*What the task asks*: Skip the pictures. Reproduce all other material exactly.
-------- Dataset excerpt --------
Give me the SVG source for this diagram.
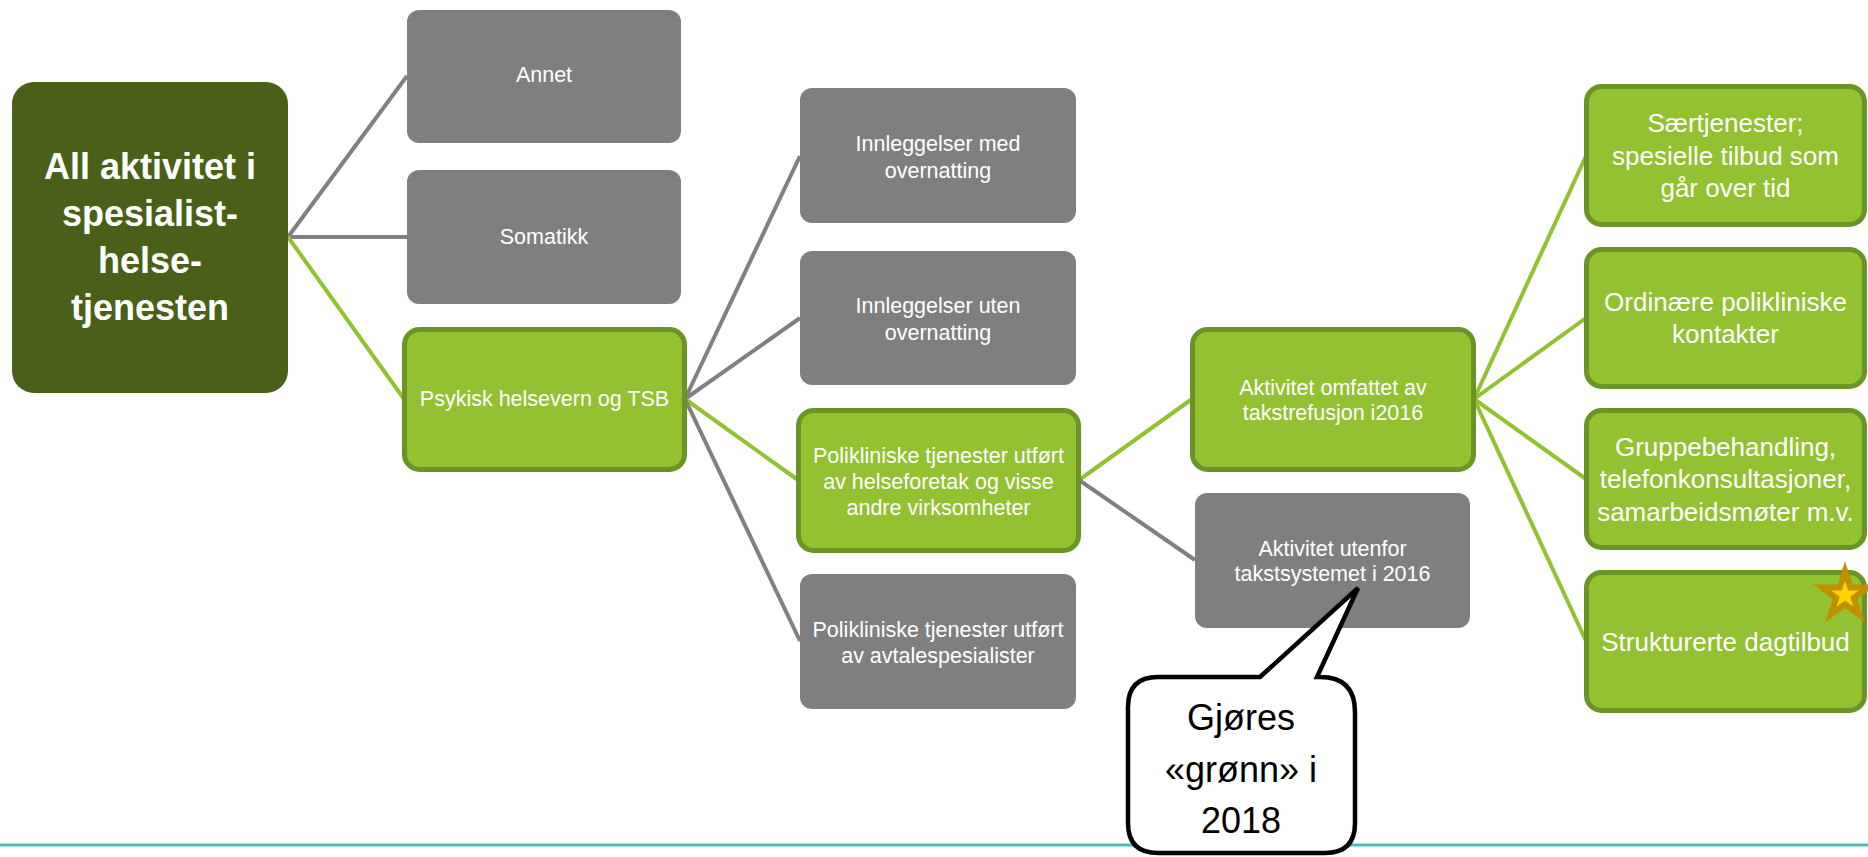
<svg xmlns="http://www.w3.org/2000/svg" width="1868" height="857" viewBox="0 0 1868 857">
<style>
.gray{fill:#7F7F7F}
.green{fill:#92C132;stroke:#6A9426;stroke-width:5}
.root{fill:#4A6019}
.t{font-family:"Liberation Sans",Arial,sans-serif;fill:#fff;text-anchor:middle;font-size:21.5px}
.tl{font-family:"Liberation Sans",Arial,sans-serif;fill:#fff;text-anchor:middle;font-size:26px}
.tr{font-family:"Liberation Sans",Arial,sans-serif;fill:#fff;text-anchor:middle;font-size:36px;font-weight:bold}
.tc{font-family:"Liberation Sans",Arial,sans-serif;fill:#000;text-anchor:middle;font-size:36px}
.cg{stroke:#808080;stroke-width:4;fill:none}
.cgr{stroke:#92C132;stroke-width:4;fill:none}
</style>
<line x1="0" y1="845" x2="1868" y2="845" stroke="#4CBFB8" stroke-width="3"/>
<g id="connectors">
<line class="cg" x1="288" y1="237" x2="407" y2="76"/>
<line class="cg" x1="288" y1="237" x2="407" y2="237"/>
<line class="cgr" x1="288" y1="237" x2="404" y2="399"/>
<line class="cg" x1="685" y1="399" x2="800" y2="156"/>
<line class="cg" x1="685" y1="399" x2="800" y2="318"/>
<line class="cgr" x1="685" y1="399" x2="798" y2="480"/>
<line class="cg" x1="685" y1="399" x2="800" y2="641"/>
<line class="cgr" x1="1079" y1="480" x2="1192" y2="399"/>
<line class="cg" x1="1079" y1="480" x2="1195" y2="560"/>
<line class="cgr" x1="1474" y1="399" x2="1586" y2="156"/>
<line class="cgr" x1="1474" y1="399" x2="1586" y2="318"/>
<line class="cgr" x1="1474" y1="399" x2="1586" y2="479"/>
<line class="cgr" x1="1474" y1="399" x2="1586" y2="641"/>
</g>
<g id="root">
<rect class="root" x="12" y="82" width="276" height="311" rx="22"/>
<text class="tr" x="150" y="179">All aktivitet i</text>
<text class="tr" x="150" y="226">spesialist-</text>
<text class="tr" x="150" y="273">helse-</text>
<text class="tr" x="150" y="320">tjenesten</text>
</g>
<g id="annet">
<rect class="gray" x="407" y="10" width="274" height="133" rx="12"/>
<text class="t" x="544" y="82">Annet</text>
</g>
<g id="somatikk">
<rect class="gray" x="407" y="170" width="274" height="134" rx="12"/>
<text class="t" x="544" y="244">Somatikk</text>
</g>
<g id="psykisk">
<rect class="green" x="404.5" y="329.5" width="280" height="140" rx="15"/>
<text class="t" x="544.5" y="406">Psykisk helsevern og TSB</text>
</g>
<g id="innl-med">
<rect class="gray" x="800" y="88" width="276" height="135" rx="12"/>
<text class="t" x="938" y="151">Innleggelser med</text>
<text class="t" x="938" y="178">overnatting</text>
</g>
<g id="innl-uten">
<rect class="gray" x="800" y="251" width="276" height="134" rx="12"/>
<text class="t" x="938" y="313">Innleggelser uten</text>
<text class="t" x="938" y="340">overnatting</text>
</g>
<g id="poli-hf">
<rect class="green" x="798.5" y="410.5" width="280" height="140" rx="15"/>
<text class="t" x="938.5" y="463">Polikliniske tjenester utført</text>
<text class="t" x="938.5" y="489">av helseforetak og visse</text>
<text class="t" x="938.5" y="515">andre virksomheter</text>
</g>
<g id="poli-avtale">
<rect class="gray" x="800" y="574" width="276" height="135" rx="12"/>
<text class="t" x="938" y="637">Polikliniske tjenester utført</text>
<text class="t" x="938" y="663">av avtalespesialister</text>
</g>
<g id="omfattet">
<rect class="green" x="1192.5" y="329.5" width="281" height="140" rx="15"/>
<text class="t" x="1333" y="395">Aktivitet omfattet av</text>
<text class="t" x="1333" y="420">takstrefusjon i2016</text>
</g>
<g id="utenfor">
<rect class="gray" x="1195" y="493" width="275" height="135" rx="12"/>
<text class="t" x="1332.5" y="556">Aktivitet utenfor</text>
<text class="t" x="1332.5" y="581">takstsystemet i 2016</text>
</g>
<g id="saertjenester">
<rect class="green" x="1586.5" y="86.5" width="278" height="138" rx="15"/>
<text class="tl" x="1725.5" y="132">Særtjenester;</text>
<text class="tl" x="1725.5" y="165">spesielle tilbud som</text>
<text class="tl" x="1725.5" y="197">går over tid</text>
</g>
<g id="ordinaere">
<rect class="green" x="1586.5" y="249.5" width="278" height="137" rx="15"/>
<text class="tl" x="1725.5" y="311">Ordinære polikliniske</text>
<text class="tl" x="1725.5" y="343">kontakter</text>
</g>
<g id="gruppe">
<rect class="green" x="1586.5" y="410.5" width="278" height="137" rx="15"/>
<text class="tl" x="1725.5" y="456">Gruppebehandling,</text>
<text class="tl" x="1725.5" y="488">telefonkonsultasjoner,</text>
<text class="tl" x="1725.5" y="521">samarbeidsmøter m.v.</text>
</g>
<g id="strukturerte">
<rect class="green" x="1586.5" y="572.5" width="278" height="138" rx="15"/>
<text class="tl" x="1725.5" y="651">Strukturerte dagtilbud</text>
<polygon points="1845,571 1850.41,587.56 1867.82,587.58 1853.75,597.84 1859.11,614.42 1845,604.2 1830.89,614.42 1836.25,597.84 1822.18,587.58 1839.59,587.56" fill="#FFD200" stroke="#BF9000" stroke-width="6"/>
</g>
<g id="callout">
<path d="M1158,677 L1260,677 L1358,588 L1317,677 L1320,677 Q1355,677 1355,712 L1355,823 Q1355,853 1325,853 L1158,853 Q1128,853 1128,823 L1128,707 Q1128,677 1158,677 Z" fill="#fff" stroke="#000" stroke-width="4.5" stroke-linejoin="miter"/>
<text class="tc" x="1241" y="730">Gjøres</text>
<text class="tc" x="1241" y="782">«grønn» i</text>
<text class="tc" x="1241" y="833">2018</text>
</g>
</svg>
--------
*Response to the exercise*:
Give me the SVG source for this diagram.
<svg xmlns="http://www.w3.org/2000/svg" width="1868" height="857" viewBox="0 0 1868 857">
<style>
.gray{fill:#7F7F7F}
.green{fill:#92C132;stroke:#6A9426;stroke-width:5}
.root{fill:#4A6019}
.t{font-family:"Liberation Sans",Arial,sans-serif;fill:#fff;text-anchor:middle;font-size:21.5px}
.tl{font-family:"Liberation Sans",Arial,sans-serif;fill:#fff;text-anchor:middle;font-size:26px}
.tr{font-family:"Liberation Sans",Arial,sans-serif;fill:#fff;text-anchor:middle;font-size:36px;font-weight:bold}
.tc{font-family:"Liberation Sans",Arial,sans-serif;fill:#000;text-anchor:middle;font-size:36px}
.cg{stroke:#808080;stroke-width:4;fill:none}
.cgr{stroke:#92C132;stroke-width:4;fill:none}
</style>
<line x1="0" y1="845" x2="1868" y2="845" stroke="#4CBFB8" stroke-width="3"/>
<g id="connectors">
<line class="cg" x1="288" y1="237" x2="407" y2="76"/>
<line class="cg" x1="288" y1="237" x2="407" y2="237"/>
<line class="cgr" x1="288" y1="237" x2="404" y2="399"/>
<line class="cg" x1="685" y1="399" x2="800" y2="156"/>
<line class="cg" x1="685" y1="399" x2="800" y2="318"/>
<line class="cgr" x1="685" y1="399" x2="798" y2="480"/>
<line class="cg" x1="685" y1="399" x2="800" y2="641"/>
<line class="cgr" x1="1079" y1="480" x2="1192" y2="399"/>
<line class="cg" x1="1079" y1="480" x2="1195" y2="560"/>
<line class="cgr" x1="1474" y1="399" x2="1586" y2="156"/>
<line class="cgr" x1="1474" y1="399" x2="1586" y2="318"/>
<line class="cgr" x1="1474" y1="399" x2="1586" y2="479"/>
<line class="cgr" x1="1474" y1="399" x2="1586" y2="641"/>
</g>
<g id="root">
<rect class="root" x="12" y="82" width="276" height="311" rx="22"/>
<text class="tr" x="150" y="179">All aktivitet i</text>
<text class="tr" x="150" y="226">spesialist-</text>
<text class="tr" x="150" y="273">helse-</text>
<text class="tr" x="150" y="320">tjenesten</text>
</g>
<g id="annet">
<rect class="gray" x="407" y="10" width="274" height="133" rx="12"/>
<text class="t" x="544" y="82">Annet</text>
</g>
<g id="somatikk">
<rect class="gray" x="407" y="170" width="274" height="134" rx="12"/>
<text class="t" x="544" y="244">Somatikk</text>
</g>
<g id="psykisk">
<rect class="green" x="404.5" y="329.5" width="280" height="140" rx="15"/>
<text class="t" x="544.5" y="406">Psykisk helsevern og TSB</text>
</g>
<g id="innl-med">
<rect class="gray" x="800" y="88" width="276" height="135" rx="12"/>
<text class="t" x="938" y="151">Innleggelser med</text>
<text class="t" x="938" y="178">overnatting</text>
</g>
<g id="innl-uten">
<rect class="gray" x="800" y="251" width="276" height="134" rx="12"/>
<text class="t" x="938" y="313">Innleggelser uten</text>
<text class="t" x="938" y="340">overnatting</text>
</g>
<g id="poli-hf">
<rect class="green" x="798.5" y="410.5" width="280" height="140" rx="15"/>
<text class="t" x="938.5" y="463">Polikliniske tjenester utført</text>
<text class="t" x="938.5" y="489">av helseforetak og visse</text>
<text class="t" x="938.5" y="515">andre virksomheter</text>
</g>
<g id="poli-avtale">
<rect class="gray" x="800" y="574" width="276" height="135" rx="12"/>
<text class="t" x="938" y="637">Polikliniske tjenester utført</text>
<text class="t" x="938" y="663">av avtalespesialister</text>
</g>
<g id="omfattet">
<rect class="green" x="1192.5" y="329.5" width="281" height="140" rx="15"/>
<text class="t" x="1333" y="395">Aktivitet omfattet av</text>
<text class="t" x="1333" y="420">takstrefusjon i2016</text>
</g>
<g id="utenfor">
<rect class="gray" x="1195" y="493" width="275" height="135" rx="12"/>
<text class="t" x="1332.5" y="556">Aktivitet utenfor</text>
<text class="t" x="1332.5" y="581">takstsystemet i 2016</text>
</g>
<g id="saertjenester">
<rect class="green" x="1586.5" y="86.5" width="278" height="138" rx="15"/>
<text class="tl" x="1725.5" y="132">Særtjenester;</text>
<text class="tl" x="1725.5" y="165">spesielle tilbud som</text>
<text class="tl" x="1725.5" y="197">går over tid</text>
</g>
<g id="ordinaere">
<rect class="green" x="1586.5" y="249.5" width="278" height="137" rx="15"/>
<text class="tl" x="1725.5" y="311">Ordinære polikliniske</text>
<text class="tl" x="1725.5" y="343">kontakter</text>
</g>
<g id="gruppe">
<rect class="green" x="1586.5" y="410.5" width="278" height="137" rx="15"/>
<text class="tl" x="1725.5" y="456">Gruppebehandling,</text>
<text class="tl" x="1725.5" y="488">telefonkonsultasjoner,</text>
<text class="tl" x="1725.5" y="521">samarbeidsmøter m.v.</text>
</g>
<g id="strukturerte">
<rect class="green" x="1586.5" y="572.5" width="278" height="138" rx="15"/>
<text class="tl" x="1725.5" y="651">Strukturerte dagtilbud</text>
<polygon points="1845,571 1850.41,587.56 1867.82,587.58 1853.75,597.84 1859.11,614.42 1845,604.2 1830.89,614.42 1836.25,597.84 1822.18,587.58 1839.59,587.56" fill="#FFD200" stroke="#BF9000" stroke-width="6"/>
</g>
<g id="callout">
<path d="M1158,677 L1260,677 L1358,588 L1317,677 L1320,677 Q1355,677 1355,712 L1355,823 Q1355,853 1325,853 L1158,853 Q1128,853 1128,823 L1128,707 Q1128,677 1158,677 Z" fill="#fff" stroke="#000" stroke-width="4.5" stroke-linejoin="miter"/>
<text class="tc" x="1241" y="730">Gjøres</text>
<text class="tc" x="1241" y="782">«grønn» i</text>
<text class="tc" x="1241" y="833">2018</text>
</g>
</svg>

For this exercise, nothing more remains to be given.